Non ci sarà più alibi e il ddl prevede una lotta senza quartiere alla prostituzione illegale, senza più bisogno di denuncia di parte, con misure di sostegno per il reinserimento di chi è caduta nella rete dei trafficanti di schiave,
Oggi la prevenzione, la tutela con programmi di reinserimento di chi si ribella, la lotta alla tratta delle schiave è affidata alla Caritas, ad altre istituzioni religiose e del volontariato, che svolgono un lavoro pregevole e, con la credibilità conquistata sul campo in questi anni, convincono molte ragazze a ribellarsi ai loro aguzzini
Nelle intenzioni della senatrice significherebbe da una parte un approccio laico al problema della prostituzione con un incremento delle entrate erariali, che in periodi di crisi quali quelli attuali non sarebbero da disprezzare, e con un maggiore controllo sanitario, dall’altra la fine dello scandalo che si offre agli occhi di tutti i cittadini che transitano nelle città con ragazzine seminude, spesso straniere, ai bordi delle strade costrette a vendere il proprio corpo.

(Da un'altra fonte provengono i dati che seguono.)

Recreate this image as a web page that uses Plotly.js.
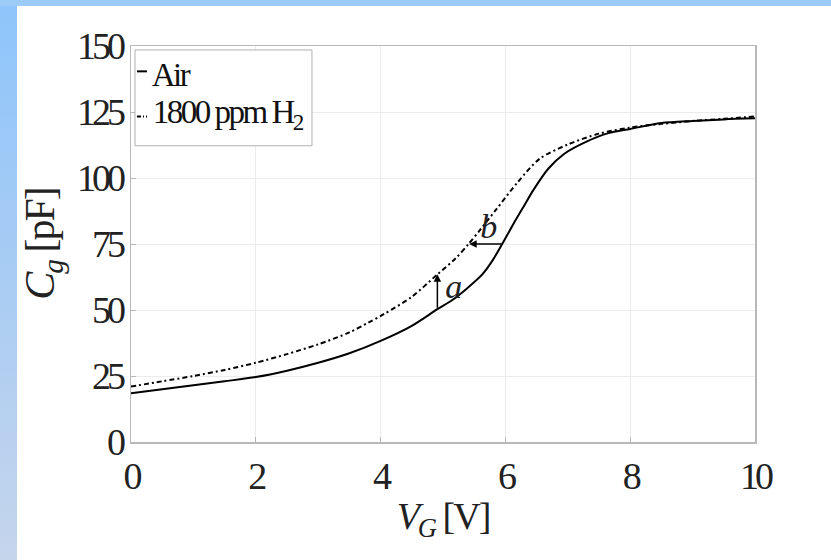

La proposta sta generando un dibattito e fioriscono le controproposte o gli emendamenti.
La strada per l’approvazione della legge è lunga, anche perché bisogna definire con molta precisione e in forma molto circostanziata la locuzione ” scelta volontaria e consapevole della donna” perchè non succeda che dietro una definizione generica si possano nascondere forme di costrizione e di silenzio per paura, finendo con il legalizzare la forma più terribile di schiavitù nei confronti della donna e della persona in generale.
Cosi come bisogna definire le modalità di svolgimento della professione, tra cui gli obblighi di sottoporsi a controllo sanitario periodico e di renderne pubblico ai clienti l’esito (sulla privacy di chi esercita la professione di vendita del proprio corpo, visto il tipo di professione, deve prevalere il diritto alla salute del cliente); l’obbligo all’uso di mezzi di protezione; le modalità di propagandare e di offrire il proprio prodotto senza creare situazioni di disagio ai cittadini e alle loro famiglie.

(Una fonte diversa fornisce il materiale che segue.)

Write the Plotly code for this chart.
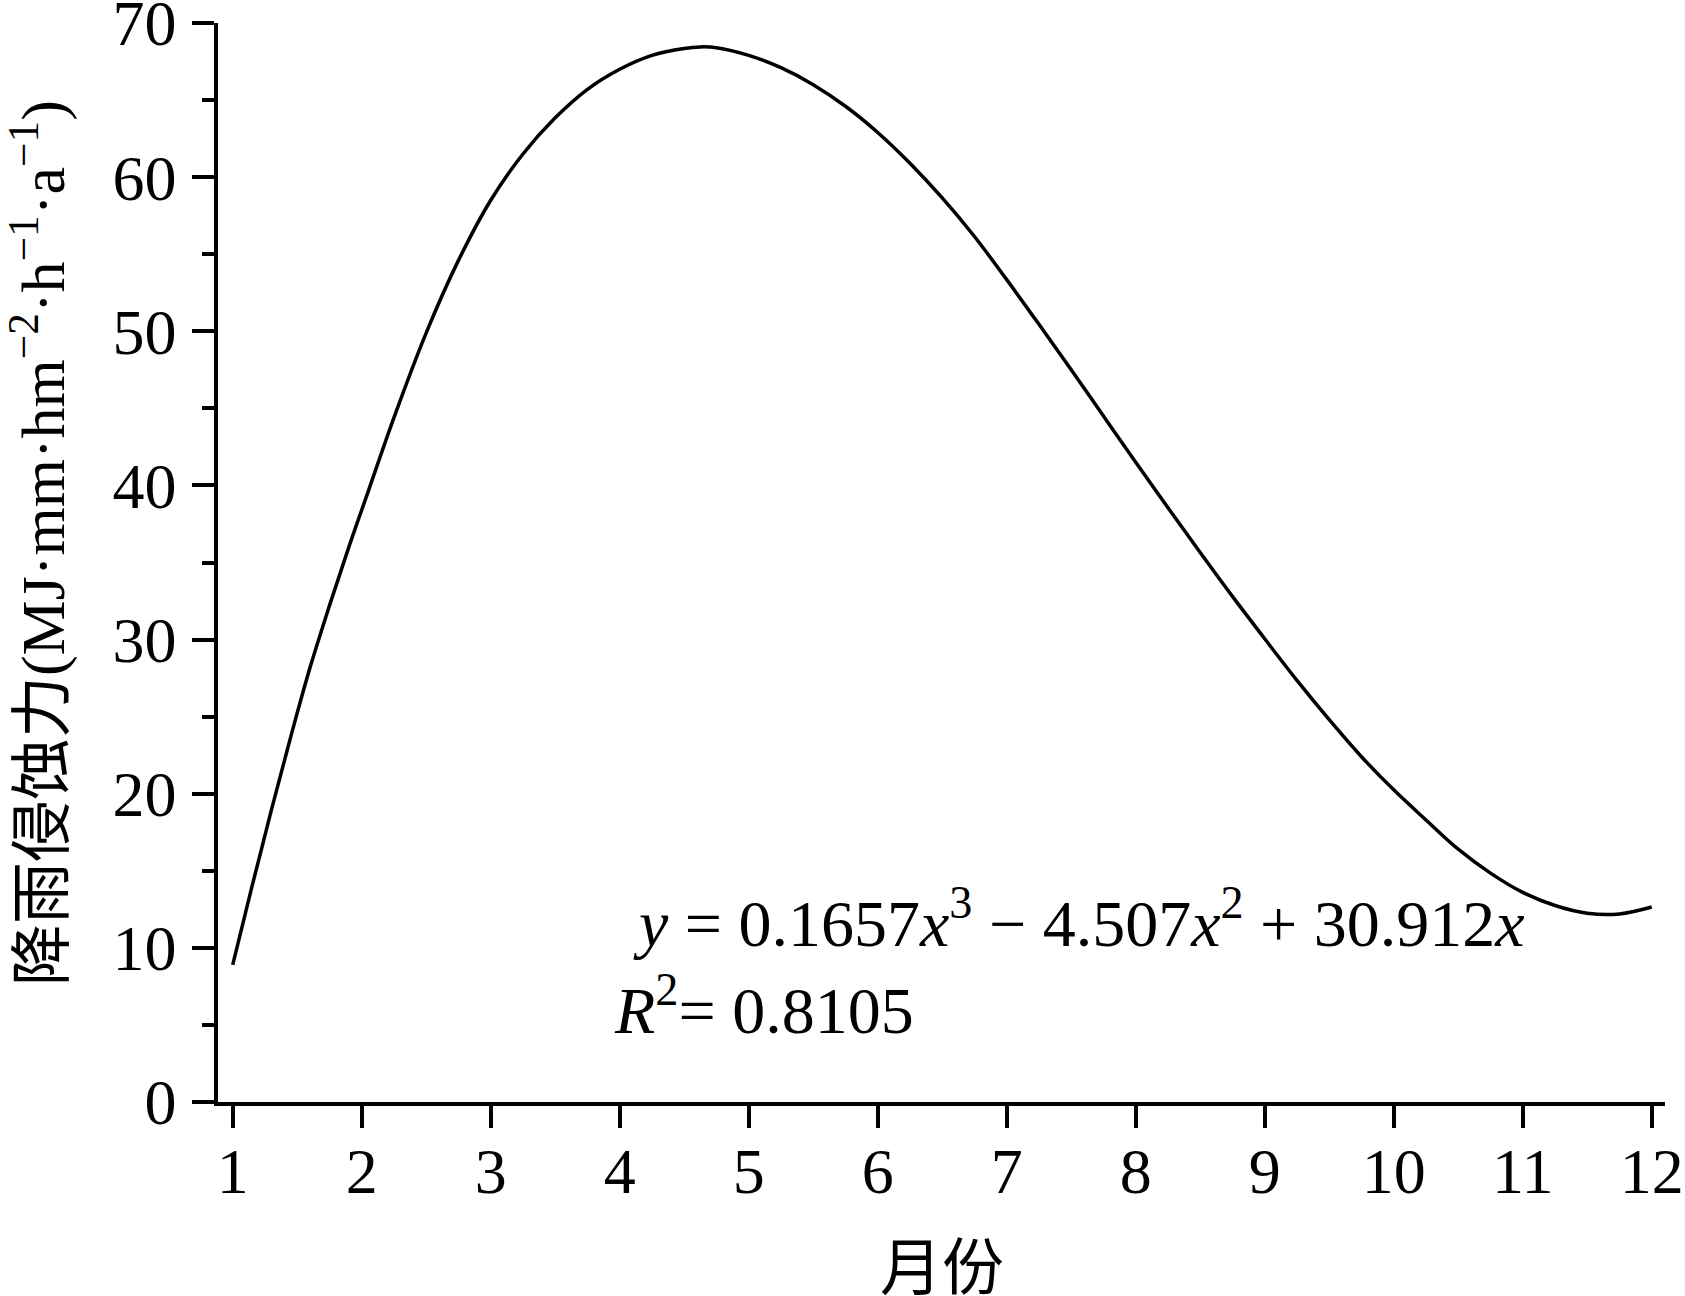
import plotly.graph_objects as go

# Month values (x) and rainfall erosivity (y)
month = [1.0, 1.15, 1.3, 1.45, 1.6, 1.75, 1.9, 2.05, 2.25, 2.5, 2.75, 3.0, 3.25, 3.5,
         3.75, 4.0, 4.25, 4.5, 4.625, 4.75, 5.0, 5.25, 5.5, 5.75, 6.0, 6.25, 6.5, 6.75,
         7.0, 7.25, 7.5, 7.75, 8.0, 8.25, 8.5, 8.75, 9.0, 9.25, 9.5, 9.75, 10.0, 10.25,
         10.5, 10.75, 11.0, 11.25, 11.5, 11.75, 12.0]
erosivity = [8.9, 14.0, 18.95, 23.7, 28.2, 32.2, 36.0, 39.6, 44.4, 49.9, 54.6, 58.5, 61.5, 63.85,
             65.7, 67.0, 67.9, 68.35, 68.45, 68.4, 67.9, 67.1, 66.0, 64.6, 62.9, 60.9, 58.65, 56.15,
             53.35, 50.45, 47.5, 44.5, 41.5, 38.55, 35.65, 32.8, 30.05, 27.35, 24.8, 22.4, 20.25, 18.3,
             16.4, 14.85, 13.6, 12.75, 12.25, 12.2, 12.65]

x_ticks = [1, 2, 3, 4, 5, 6, 7, 8, 9, 10, 11, 12]
y_ticks = [0, 10, 20, 30, 40, 50, 60, 70]

eq_text = "<i>y</i> = 0.1657<i>x</i><sup>3</sup> − 4.507<i>x</i><sup>2</sup> + 30.912<i>x</i>"
r2_text = "<i>R</i><sup>2</sup>= 0.8105"
x_title = "月份"
y_title = "降雨侵蚀力(MJ·mm·hm<sup>−2</sup>·h<sup>−1</sup>·a<sup>−1</sup>)"

FONT = "Liberation Serif, Noto Sans CJK SC"

fig = go.Figure()
fig.add_trace(go.Scatter(x=month, y=erosivity, mode="lines",
                         line=dict(color="black", width=3.5, shape="spline", smoothing=1.0),
                         showlegend=False, hoverinfo="skip"))

axis_common = dict(showgrid=False, zeroline=False, showline=True, linecolor="black",
                   linewidth=3.5, ticks="outside", tickcolor="black", tickwidth=3.5,
                   ticklen=22, ticklabeloverflow="allow",
                   tickfont=dict(family=FONT, size=64, color="black"))

fig.update_xaxes(range=[0.886, 12.103], tickmode="array", tickvals=x_ticks,
                 ticktext=[str(v) for v in x_ticks], ticklabelstandoff=-12, **axis_common)
fig.update_yaxes(range=[0, 70], tickmode="array", tickvals=y_ticks,
                 ticktext=[str(v) for v in y_ticks], ticklabelstandoff=3,
                 minor=dict(dtick=5, ticks="outside", ticklen=12, tickwidth=3.5,
                            tickcolor="black"),
                 **axis_common)

fig.add_annotation(text=eq_text, xref="paper", yref="paper", x=0.2855, y=0.170,
                   xanchor="left", yanchor="middle", showarrow=False,
                   font=dict(family=FONT, size=66, color="black"))
fig.add_annotation(text=r2_text, xref="paper", yref="paper", x=0.2725, y=0.089,
                   xanchor="left", yanchor="middle", showarrow=False,
                   font=dict(family=FONT, size=66, color="black"))
fig.add_annotation(text=x_title, xref="paper", yref="paper", x=0.5, y=-0.155,
                   xanchor="center", yanchor="middle", showarrow=False,
                   font=dict(family=FONT, size=62, color="black"))
fig.add_annotation(text=y_title, xref="paper", yref="paper", x=-0.1244, y=0.518,
                   xanchor="center", yanchor="middle", showarrow=False, textangle=-90,
                   font=dict(family=FONT, size=62, color="black"))

fig.update_layout(width=1685, height=1296, paper_bgcolor="white", plot_bgcolor="white",
                  margin=dict(l=218, r=20, t=23, b=194, autoexpand=False))

fig.write_html("out.html", config={"displayModeBar": False},
               post_script="document.body.style.margin='0';")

Le discussioni più accese attengono al problema se si tratta di regolamentare una “professione” che è sicuramente la più antica del mondo, ma che ha rappresentato da sempre la scissione della donna dal proprio essere e la riduzione del suo corpo ad oggetto e quindi sempre una forma di schiavitù, o se si pretende di inquadrarla nell’ambito dei diritti della donna, interpretando in modo opposto all’intendimento delle femministe degli anni ’70 lo slogan “il corpo è mio e me lo gestisco io”.

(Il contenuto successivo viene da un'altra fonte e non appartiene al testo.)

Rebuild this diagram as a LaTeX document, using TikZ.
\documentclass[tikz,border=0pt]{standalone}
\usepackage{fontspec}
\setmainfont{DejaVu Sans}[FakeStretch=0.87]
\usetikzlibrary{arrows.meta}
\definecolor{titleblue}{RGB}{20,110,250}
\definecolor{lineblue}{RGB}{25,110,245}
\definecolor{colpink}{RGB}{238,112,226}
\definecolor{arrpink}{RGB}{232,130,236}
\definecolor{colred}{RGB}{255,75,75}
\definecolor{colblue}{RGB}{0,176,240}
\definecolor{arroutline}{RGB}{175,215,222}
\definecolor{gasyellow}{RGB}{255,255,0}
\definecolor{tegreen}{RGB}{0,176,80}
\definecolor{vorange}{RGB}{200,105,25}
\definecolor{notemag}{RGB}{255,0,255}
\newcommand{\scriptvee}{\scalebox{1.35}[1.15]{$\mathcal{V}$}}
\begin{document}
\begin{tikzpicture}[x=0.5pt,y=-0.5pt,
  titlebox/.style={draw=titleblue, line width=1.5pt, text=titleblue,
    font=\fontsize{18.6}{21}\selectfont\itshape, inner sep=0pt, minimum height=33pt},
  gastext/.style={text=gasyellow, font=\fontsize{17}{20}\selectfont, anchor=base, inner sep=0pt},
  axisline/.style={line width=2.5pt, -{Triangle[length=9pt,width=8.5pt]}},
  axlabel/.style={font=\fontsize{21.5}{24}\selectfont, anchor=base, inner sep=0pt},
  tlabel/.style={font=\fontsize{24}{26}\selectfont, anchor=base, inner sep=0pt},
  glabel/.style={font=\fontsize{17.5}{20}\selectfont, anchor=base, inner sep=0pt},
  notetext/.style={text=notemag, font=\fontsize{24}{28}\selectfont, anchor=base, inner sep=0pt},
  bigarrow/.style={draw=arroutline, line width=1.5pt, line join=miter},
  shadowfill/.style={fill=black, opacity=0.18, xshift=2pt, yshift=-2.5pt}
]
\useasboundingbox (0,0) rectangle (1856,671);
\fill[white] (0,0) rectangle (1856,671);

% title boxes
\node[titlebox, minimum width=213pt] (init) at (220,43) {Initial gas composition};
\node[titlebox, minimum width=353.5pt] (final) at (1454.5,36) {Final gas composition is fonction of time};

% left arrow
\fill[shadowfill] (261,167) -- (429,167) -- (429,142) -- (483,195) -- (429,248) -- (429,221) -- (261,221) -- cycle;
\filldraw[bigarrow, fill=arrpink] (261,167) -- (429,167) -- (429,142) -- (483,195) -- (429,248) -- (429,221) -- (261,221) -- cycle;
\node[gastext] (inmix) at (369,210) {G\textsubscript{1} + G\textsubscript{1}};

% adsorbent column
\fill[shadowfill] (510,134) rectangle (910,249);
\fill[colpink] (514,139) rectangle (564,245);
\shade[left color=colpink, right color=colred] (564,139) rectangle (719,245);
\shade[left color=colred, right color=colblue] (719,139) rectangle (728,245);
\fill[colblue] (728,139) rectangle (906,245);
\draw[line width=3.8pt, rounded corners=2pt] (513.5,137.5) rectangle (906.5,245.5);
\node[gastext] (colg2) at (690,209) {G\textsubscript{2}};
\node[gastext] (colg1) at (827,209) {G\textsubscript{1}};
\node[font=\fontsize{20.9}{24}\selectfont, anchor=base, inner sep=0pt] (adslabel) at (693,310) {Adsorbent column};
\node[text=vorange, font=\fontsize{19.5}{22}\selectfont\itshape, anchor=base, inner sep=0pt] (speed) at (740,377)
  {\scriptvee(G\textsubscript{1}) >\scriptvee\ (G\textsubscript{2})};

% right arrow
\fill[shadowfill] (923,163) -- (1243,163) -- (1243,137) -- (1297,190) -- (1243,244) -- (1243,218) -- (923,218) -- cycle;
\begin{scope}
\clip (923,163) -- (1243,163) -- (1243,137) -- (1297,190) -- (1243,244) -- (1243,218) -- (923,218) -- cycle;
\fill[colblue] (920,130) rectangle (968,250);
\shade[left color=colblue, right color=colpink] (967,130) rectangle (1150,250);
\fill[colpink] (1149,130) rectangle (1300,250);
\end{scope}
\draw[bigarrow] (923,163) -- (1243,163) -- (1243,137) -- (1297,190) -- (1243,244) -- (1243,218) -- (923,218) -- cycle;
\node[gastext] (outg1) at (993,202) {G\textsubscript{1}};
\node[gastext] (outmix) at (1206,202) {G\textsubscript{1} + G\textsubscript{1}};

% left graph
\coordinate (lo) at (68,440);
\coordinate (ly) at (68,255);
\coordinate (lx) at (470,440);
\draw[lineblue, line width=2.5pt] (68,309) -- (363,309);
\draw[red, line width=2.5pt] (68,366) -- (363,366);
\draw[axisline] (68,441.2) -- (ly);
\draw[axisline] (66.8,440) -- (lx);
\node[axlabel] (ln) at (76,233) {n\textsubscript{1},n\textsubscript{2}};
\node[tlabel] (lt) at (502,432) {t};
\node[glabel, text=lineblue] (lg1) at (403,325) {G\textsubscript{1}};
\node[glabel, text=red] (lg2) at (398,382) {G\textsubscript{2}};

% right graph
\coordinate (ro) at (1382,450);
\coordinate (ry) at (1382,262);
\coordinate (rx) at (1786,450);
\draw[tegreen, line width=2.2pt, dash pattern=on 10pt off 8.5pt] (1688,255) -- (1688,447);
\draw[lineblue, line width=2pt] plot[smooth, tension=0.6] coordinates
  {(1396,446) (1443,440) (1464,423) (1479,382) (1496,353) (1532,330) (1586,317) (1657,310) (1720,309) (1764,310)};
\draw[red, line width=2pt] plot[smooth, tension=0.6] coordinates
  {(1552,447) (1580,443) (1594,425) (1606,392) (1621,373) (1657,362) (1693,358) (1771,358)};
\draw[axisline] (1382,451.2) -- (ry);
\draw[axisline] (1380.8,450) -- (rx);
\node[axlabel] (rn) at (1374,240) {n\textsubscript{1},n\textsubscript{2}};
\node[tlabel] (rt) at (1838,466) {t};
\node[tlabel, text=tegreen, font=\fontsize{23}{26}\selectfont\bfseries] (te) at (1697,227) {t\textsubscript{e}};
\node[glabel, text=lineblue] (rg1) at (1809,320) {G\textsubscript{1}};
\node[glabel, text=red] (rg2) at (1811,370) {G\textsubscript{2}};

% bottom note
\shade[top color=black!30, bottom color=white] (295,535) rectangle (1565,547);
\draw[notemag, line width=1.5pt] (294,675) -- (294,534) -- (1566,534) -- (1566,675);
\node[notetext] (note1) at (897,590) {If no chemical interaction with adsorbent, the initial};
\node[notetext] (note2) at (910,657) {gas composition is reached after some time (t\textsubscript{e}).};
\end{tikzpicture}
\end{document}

La discussione è aperta e sicuramente diventerà accesa perché tocca nel profondo uno dei pilastri della cultura occidentale: il legame inscindibile tra corpo e pensiero, per cui non può essere considerata libertà essere costretti, dal bisogno, dal proprio uomo che si sente padrone o per qualsiasi altra ragione, fare diventare il proprio corpo una merce.
Rimane il problema che è necessario regolamentare la prostituzione.